Extracted information:
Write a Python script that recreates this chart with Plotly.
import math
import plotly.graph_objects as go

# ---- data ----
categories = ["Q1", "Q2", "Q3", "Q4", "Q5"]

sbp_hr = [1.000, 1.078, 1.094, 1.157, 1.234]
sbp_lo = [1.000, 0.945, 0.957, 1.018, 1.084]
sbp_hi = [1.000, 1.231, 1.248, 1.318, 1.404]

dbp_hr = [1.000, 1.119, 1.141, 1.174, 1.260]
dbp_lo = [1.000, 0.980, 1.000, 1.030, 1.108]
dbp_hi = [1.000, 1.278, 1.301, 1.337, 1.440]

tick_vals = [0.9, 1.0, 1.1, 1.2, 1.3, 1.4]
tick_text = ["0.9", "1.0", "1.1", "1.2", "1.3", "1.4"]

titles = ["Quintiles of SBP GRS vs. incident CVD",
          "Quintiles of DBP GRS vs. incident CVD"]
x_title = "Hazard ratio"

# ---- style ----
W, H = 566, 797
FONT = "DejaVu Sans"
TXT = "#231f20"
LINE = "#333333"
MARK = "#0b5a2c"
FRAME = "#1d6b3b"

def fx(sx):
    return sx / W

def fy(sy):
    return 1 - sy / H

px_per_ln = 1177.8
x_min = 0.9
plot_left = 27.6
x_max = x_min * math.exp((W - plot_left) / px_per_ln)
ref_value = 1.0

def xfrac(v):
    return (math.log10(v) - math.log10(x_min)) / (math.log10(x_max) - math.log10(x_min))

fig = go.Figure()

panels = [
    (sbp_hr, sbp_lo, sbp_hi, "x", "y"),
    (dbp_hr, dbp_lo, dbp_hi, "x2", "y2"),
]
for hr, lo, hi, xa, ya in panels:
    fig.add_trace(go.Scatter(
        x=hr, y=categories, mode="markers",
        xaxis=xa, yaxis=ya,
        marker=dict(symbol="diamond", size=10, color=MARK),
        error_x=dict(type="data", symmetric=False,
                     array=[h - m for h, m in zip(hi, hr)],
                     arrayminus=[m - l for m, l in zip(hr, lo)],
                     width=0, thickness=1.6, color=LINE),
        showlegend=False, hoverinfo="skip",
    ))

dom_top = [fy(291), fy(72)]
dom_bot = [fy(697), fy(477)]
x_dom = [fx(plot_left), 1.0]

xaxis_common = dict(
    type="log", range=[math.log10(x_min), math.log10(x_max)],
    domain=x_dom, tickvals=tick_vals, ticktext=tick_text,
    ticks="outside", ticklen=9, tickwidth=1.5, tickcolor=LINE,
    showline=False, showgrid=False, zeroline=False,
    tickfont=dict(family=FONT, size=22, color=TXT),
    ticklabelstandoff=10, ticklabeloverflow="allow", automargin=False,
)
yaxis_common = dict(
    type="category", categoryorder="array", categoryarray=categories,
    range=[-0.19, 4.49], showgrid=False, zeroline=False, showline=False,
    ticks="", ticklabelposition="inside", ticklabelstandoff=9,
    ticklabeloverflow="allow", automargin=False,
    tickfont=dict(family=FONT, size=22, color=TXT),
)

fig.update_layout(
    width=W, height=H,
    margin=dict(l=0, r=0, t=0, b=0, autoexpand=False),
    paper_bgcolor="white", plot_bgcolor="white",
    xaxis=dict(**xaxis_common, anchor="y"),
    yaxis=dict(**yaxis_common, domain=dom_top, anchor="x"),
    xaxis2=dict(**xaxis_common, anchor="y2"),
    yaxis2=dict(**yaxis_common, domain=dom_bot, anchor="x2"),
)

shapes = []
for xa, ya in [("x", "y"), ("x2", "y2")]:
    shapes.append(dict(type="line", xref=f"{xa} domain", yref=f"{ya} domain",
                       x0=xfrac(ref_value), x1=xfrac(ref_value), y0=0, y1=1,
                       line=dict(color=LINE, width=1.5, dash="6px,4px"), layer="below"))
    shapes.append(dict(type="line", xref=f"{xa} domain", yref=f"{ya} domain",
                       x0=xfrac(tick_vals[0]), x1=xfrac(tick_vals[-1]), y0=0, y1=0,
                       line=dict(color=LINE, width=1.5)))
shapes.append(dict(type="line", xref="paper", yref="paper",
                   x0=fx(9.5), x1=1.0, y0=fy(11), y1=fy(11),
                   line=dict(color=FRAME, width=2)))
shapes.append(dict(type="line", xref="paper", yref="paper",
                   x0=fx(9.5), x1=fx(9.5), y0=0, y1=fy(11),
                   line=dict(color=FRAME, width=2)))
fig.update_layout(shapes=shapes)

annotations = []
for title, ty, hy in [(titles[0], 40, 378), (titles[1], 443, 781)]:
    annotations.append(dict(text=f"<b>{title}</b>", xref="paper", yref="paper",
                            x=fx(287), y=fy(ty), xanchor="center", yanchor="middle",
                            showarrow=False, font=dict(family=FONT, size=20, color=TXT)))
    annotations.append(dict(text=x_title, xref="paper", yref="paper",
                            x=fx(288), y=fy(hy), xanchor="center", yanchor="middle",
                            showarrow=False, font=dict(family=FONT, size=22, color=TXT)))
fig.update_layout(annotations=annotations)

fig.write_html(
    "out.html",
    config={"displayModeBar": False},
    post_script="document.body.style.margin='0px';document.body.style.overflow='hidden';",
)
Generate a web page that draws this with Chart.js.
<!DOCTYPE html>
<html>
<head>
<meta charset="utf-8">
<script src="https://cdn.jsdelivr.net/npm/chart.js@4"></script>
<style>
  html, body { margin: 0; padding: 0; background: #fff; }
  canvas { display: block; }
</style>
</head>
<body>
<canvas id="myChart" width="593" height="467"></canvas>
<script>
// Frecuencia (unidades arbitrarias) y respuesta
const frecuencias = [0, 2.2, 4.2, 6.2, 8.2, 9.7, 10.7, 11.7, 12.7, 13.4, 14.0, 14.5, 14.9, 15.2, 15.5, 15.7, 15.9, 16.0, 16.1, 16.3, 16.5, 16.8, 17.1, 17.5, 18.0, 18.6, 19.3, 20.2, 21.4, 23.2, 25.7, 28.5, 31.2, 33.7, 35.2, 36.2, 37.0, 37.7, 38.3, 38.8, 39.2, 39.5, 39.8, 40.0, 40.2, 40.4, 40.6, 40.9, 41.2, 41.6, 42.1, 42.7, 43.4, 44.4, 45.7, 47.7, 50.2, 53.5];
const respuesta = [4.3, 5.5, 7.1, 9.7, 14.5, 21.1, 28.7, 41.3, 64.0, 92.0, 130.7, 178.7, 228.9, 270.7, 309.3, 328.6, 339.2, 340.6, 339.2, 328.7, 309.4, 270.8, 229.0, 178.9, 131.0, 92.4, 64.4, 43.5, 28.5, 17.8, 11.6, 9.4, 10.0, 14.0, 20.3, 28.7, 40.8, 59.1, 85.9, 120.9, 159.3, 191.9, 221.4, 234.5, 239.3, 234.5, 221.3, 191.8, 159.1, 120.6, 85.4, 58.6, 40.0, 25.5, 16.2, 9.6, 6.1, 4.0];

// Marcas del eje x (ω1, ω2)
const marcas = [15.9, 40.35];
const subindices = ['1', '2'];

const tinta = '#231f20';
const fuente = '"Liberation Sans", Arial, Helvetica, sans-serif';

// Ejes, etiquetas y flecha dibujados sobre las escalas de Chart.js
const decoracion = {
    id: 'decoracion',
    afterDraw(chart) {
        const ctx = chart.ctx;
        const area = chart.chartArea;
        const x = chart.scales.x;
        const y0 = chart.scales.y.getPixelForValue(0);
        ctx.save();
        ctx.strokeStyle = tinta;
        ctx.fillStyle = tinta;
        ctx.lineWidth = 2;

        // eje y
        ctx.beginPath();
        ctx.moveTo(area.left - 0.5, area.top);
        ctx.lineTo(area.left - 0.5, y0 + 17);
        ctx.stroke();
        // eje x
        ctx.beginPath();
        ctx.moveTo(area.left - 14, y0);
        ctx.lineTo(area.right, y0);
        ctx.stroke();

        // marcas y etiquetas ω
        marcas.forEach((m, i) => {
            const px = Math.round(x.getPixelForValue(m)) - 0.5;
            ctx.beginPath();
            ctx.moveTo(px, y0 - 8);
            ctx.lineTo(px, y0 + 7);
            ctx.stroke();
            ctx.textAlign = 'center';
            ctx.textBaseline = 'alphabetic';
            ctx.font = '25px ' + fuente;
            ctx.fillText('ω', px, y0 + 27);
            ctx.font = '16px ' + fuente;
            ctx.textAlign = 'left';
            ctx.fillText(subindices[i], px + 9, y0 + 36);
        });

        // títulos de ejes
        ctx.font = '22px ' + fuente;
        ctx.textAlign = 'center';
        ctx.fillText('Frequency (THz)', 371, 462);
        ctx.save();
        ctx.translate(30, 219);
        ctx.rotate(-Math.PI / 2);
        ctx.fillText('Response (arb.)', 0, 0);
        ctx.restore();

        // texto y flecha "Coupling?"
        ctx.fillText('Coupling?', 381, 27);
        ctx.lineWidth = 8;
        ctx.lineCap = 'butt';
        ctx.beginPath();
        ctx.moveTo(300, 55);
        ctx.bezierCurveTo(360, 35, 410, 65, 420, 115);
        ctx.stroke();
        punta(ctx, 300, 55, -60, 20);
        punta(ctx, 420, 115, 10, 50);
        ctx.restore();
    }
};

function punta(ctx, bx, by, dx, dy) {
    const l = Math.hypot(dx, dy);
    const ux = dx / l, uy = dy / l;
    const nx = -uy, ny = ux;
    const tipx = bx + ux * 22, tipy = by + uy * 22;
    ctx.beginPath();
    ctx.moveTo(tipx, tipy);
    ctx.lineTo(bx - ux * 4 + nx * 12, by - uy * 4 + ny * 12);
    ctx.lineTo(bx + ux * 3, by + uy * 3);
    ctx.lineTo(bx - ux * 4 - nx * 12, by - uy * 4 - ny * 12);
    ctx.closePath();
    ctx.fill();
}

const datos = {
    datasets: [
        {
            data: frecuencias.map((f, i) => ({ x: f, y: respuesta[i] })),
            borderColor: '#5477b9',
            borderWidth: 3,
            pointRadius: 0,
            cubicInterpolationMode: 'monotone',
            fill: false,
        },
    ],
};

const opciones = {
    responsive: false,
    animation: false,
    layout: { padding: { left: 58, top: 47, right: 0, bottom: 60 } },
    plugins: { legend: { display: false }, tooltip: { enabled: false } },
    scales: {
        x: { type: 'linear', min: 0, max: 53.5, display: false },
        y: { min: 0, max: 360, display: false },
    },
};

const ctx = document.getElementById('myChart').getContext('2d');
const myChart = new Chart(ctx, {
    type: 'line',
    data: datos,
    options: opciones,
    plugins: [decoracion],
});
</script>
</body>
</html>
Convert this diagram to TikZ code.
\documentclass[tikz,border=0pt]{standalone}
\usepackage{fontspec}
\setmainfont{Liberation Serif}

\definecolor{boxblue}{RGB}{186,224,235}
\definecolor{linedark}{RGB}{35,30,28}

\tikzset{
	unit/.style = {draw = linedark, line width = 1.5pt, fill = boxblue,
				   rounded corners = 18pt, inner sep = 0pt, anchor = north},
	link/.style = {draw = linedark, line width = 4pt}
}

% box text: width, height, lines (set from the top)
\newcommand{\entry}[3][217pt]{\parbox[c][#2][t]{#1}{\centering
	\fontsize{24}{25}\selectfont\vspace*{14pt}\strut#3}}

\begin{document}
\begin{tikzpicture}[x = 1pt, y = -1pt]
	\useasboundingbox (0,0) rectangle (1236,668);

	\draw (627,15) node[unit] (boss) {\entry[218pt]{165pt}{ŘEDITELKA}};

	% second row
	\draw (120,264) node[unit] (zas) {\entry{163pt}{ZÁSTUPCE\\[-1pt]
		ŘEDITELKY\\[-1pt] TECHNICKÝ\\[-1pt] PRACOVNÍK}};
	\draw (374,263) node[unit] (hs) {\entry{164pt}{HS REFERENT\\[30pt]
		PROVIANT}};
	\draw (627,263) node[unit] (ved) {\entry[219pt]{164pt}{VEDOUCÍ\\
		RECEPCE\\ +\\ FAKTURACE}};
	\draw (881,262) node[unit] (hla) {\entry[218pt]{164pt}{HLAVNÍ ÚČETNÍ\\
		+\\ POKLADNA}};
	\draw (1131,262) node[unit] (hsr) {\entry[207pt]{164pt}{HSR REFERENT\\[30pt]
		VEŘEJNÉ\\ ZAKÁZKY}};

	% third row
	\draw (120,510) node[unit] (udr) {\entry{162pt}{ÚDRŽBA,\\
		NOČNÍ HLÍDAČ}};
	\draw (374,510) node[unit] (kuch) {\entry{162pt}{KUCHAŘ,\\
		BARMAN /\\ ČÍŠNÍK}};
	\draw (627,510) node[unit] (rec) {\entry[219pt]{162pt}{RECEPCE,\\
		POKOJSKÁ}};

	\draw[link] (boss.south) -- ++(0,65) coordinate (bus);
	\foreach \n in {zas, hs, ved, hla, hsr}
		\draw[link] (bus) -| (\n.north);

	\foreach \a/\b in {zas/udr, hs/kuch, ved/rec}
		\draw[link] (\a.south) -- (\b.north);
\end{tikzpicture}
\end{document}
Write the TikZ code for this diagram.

What to produce:
Print only the lines from the top of the data above down to the line holding "fig = go.Figure()", inclusive.

Problem solution:
Write a Python script that recreates this chart with Plotly.
import math
import plotly.graph_objects as go

# ---- data ----
categories = ["Q1", "Q2", "Q3", "Q4", "Q5"]

sbp_hr = [1.000, 1.078, 1.094, 1.157, 1.234]
sbp_lo = [1.000, 0.945, 0.957, 1.018, 1.084]
sbp_hi = [1.000, 1.231, 1.248, 1.318, 1.404]

dbp_hr = [1.000, 1.119, 1.141, 1.174, 1.260]
dbp_lo = [1.000, 0.980, 1.000, 1.030, 1.108]
dbp_hi = [1.000, 1.278, 1.301, 1.337, 1.440]

tick_vals = [0.9, 1.0, 1.1, 1.2, 1.3, 1.4]
tick_text = ["0.9", "1.0", "1.1", "1.2", "1.3", "1.4"]

titles = ["Quintiles of SBP GRS vs. incident CVD",
          "Quintiles of DBP GRS vs. incident CVD"]
x_title = "Hazard ratio"

# ---- style ----
W, H = 566, 797
FONT = "DejaVu Sans"
TXT = "#231f20"
LINE = "#333333"
MARK = "#0b5a2c"
FRAME = "#1d6b3b"

def fx(sx):
    return sx / W

def fy(sy):
    return 1 - sy / H

px_per_ln = 1177.8
x_min = 0.9
plot_left = 27.6
x_max = x_min * math.exp((W - plot_left) / px_per_ln)
ref_value = 1.0

def xfrac(v):
    return (math.log10(v) - math.log10(x_min)) / (math.log10(x_max) - math.log10(x_min))

fig = go.Figure()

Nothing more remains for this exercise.